An update on capital allowances for HMOs and flats
Rebecca Wilkinson – Property & Construction Specialist
Expenditure on altering or improving dwelling houses has never qualified for capital allowances, however landlords of furnished buy-to-let properties were previously able to compensate for this to some extent by claiming the wear and tear allowance.
The abolition of this allowance in April 2016 has been a blow to residential property investors, because whilst they are now able to claim a tax deduction for the cost of replacing furnishings on a like for like basis, this relief is much less generous than the wear and tear allowance which was equal to 10% of rental income, regardless of whether any expenditure was actually incurred.
For owners of single occupancy homes there is no choice but to put up rent or to absorb the additional tax cost. However, landlords who have joined the recent trend of converting single occupancy homes or other buildings into Houses of Multiple Occupancy (HMOs) or flats should seek advice, because they may actually be able to claim capital allowances.
Why might HMOs and flats qualify?
The reason that HMOs and flats might qualify for capital allowances whereas single occupancy homes do not lies in HMRC’s interpretation of what constitutes a dwelling house. Whilst individual rooms or flats are treated as separate dwelling houses, HMRC accepts that common parts are not. As capital allowances are only prohibited on dwelling houses, this means that claims can potentially be made on plant and machinery included in the common areas.

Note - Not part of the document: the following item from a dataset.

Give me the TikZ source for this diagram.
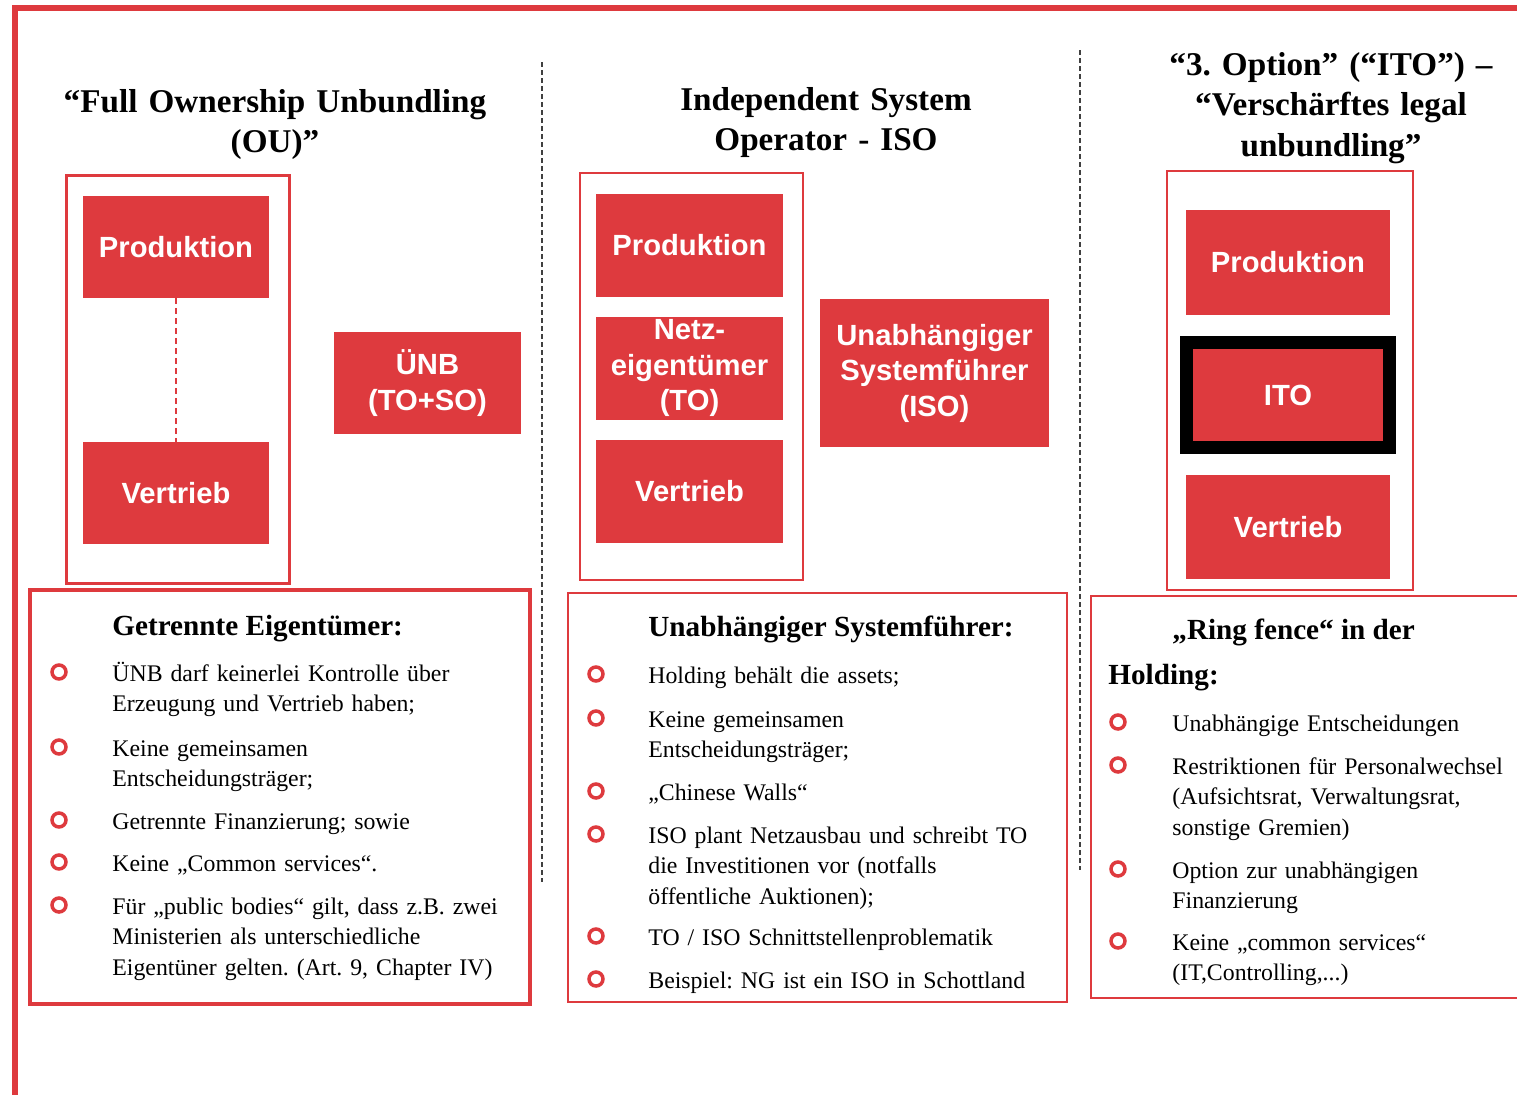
\documentclass[tikz,border=0pt]{standalone}
\usepackage{fontspec}
\setmainfont{Liberation Serif}
\newfontfamily\boxfont{Liberation Sans}
\frenchspacing
\definecolor{ured}{RGB}{222,58,62}
\tikzset{%
  redbox/.style    = {shape=rectangle, fill=ured, inner sep=0pt, align=center,%
                      text=white, font=\boxfont\bfseries\fontsize{14.6}{17.75}\selectfont},%
  outerbox/.style  = {shape=rectangle, draw=ured, inner sep=0pt},%
  listbox/.style   = {shape=rectangle, draw=ured, inner sep=0pt},%
  titletext/.style = {anchor=base, inner sep=0pt, text width=300pt, align=center,%
                      font=\bfseries\fontsize{16.6}{20.25}\selectfont},%
  headtext/.style  = {anchor=base west, inner sep=0pt,%
                      font=\bfseries\fontsize{14.6}{16}\selectfont},%
  itemtext/.style  = {anchor=base west, inner sep=0pt, text width=220pt, align=left,%
                      font=\fontsize{11.9}{15.25}\selectfont},%
  ring/.style      = {circle, draw=ured, line width=1.75pt, inner sep=0pt,%
                      minimum size=7pt},%
  sepline/.style   = {draw=black!75, line width=0.7pt, dash pattern=on 2.5pt off 1.5pt}%
}
\begin{document}
\begin{tikzpicture}[x=0.5pt, y=-0.5pt]%
	\useasboundingbox (0,0) rectangle (1517,1094);
	% outer red frame, cut off at the page edge
	\coordinate (fbl) at (15,1120);
	\coordinate (ftl) at (15,8);
	\coordinate (ftr) at (1540,8);
	\draw[ured, line width=3.25pt] (fbl) -- (ftl) -- (ftr);
	% dashed separators
	\coordinate (sepa1) at (542,62);
	\coordinate (sepa2) at (542,882);
	\coordinate (sepb1) at (1080,50);
	\coordinate (sepb2) at (1080,870);
	\draw[sepline] (sepa1) -- (sepa2);
	\draw[sepline] (sepb1) -- (sepb2);
	%
	% column 1: ownership unbundling
	\node[titletext] (titleou) at (275,112) {“Full Ownership Unbundling\\(OU)”};
	\node[outerbox, line width=1.5pt, minimum width=111.5pt, minimum height=204pt]%
		(frameou) at (177.5,379) {};
	\node[redbox, minimum width=93pt, minimum height=51pt] (prodou) at (176,247) {Produktion};
	\node[redbox, minimum width=93pt, minimum height=51pt] (vertou) at (176,493) {Vertrieb};
	\draw[ured, line width=0.6pt, dash pattern=on 3pt off 2pt] (prodou) -- (vertou);
	\node[redbox, minimum width=93.5pt, minimum height=51pt] (unb) at (427.5,383) {ÜNB\\(TO+SO)};
	\node[listbox, line width=2.25pt, minimum width=250pt, minimum height=207pt]%
		(listou) at (280,797) {};
	\node[headtext] (headou) at (112,635) {Getrennte Eigentümer:};
	\node[ring] (rou1) at (59,672) {};
	\node[itemtext] (iou1) at (112,681) {ÜNB darf keinerlei Kontrolle über\\Erzeugung und Vertrieb haben;};
	\node[ring] (rou2) at (59,747) {};
	\node[itemtext] (iou2) at (112,756) {Keine gemeinsamen\\Entscheidungsträger;};
	\node[ring] (rou3) at (59,820) {};
	\node[itemtext] (iou3) at (112,829) {Getrennte Finanzierung; sowie};
	\node[ring] (rou4) at (59,862) {};
	\node[itemtext] (iou4) at (112,871) {Keine „Common services“.};
	\node[ring] (rou5) at (59,905) {};
	\node[itemtext] (iou5) at (112,914) {Für „public bodies“ gilt, dass z.B. zwei\\Ministerien als unterschiedliche\\Eigentüner gelten. (Art. 9, Chapter IV)};
	%
	% column 2: independent system operator
	\node[titletext] (titleiso) at (826,110) {Independent System\\Operator - ISO};
	\node[outerbox, line width=1pt, minimum width=111.5pt, minimum height=203.5pt]%
		(frameiso) at (691.5,376.5) {};
	\node[redbox, minimum width=93.5pt, minimum height=51.5pt] (prodiso) at (689.5,245.5) {Produktion};
	\node[redbox, minimum width=93.5pt, minimum height=51.5pt] (netz) at (689.5,368) {Netz-\\eigentümer\\(TO)};
	\node[redbox, minimum width=93.5pt, minimum height=51.5pt] (vertiso) at (689.5,491.5) {Vertrieb};
	\node[redbox, minimum width=114.5pt, minimum height=74pt] (iso) at (934.5,373) {Unabhängiger\\Systemführer\\(ISO)};
	\node[listbox, line width=0.9pt, minimum width=249.5pt, minimum height=204.5pt]%
		(listiso) at (817.5,797.5) {};
	\node[headtext] (headiso) at (648,636) {Unabhängiger Systemführer:};
	\node[ring] (riso1) at (596,674) {};
	\node[itemtext] (iiso1) at (648,683) {Holding behält die assets;};
	\node[ring] (riso2) at (596,718) {};
	\node[itemtext] (iiso2) at (648,727) {Keine gemeinsamen\\Entscheidungsträger;};
	\node[ring] (riso3) at (596,791) {};
	\node[itemtext] (iiso3) at (648,800) {„Chinese Walls“};
	\node[ring] (riso4) at (596,834) {};
	\node[itemtext] (iiso4) at (648,843) {ISO plant Netzausbau und schreibt TO\\die Investitionen vor (notfalls\\öffentliche Auktionen);};
	\node[ring] (riso5) at (596,936) {};
	\node[itemtext] (iiso5) at (648,945) {TO / ISO Schnittstellenproblematik};
	\node[ring] (riso6) at (596,979) {};
	\node[itemtext] (iiso6) at (648,988) {Beispiel: NG ist ein ISO in Schottland};
	%
	% column 3: third option (ITO)
	\node[titletext] (titleito) at (1331,75) {“3. Option” (“ITO”) –\\“Verschärftes legal\\unbundling”};
	\node[outerbox, line width=1pt, minimum width=123pt, minimum height=209.5pt]%
		(frameito) at (1290,380.5) {};
	\node[redbox, minimum width=102pt, minimum height=52.5pt] (prodito) at (1288,262.5) {Produktion};
	\node[redbox, draw=black, line width=6.5pt, minimum width=101.5pt, minimum height=52.5pt]%
		(ito) at (1288,395) {ITO};
	\node[redbox, minimum width=102pt, minimum height=52pt] (vertito) at (1288,527) {Vertrieb};
	\node[listbox, line width=0.9pt, minimum width=234.5pt, minimum height=201pt]%
		(listito) at (1325.5,797) {};
	\node[headtext] (headito) at (1172,639) {„Ring fence“ in der};
	\node[headtext] (headito2) at (1108,684) {Holding:};
	\node[ring] (rito1) at (1118,722) {};
	\node[itemtext] (iito1) at (1172,731) {Unabhängige Entscheidungen};
	\node[ring] (rito2) at (1118,765) {};
	\node[itemtext] (iito2) at (1172,774) {Restriktionen für Personalwechsel\\(Aufsichtsrat, Verwaltungsrat,\\sonstige Gremien)};
	\node[ring] (rito3) at (1118,869) {};
	\node[itemtext] (iito3) at (1172,878) {Option zur unabhängigen\\Finanzierung};
	\node[ring] (rito4) at (1118,941) {};
	\node[itemtext] (iito4) at (1172,950) {Keine „common services“\\(IT,Controlling,...)};
\end{tikzpicture}
\end{document}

Due to this interpretation, savvy landlords were quick to identify the opportunity to claim allowances on kitchens and bathrooms where these were made into shared rooms within a house. Unfortunately, this opportunity has now been closed as HMRC has clarified its view that where individual rooms do not provide residents with the facilities required for every day private domestic existence, then the shared facilities including kitchens, bathrooms and living rooms will still fall within the definition of a dwelling house.
Whilst HMRC’s interpretation now precludes a lot of expenditure from qualifying for capital allowances, there is still scope to claim for items such as plumbing systems, electrical systems, lighting and lifts in common areas such corridors, hallways and basements etc. For small scale HMO conversions, the cost of having this expenditure reviewed by a capital allowances specialist may outweigh any tax benefit, but for larger scale conversions it could still result in significant tax savings and is worth discussing with a professional advisor.
HMRC’s Verdict Clarifying Capital Allowances
Owners of HMOs and flats may be interested to hear the conclusions of a recent court case [Tevfik v HMRC] which clarifies when capital allowances will be available to HMO owners and when they will not. The court case confirmed that capital allowances are not available on plant and fixtures within communal areas such as kitchens, bathrooms and living rooms that provide shared facilities, as these fall within the definition of a dwelling house. However, it also confirmed that in the right circumstances, allowances should be available on fixtures within common areas such as hallways, lifts and corridors etc.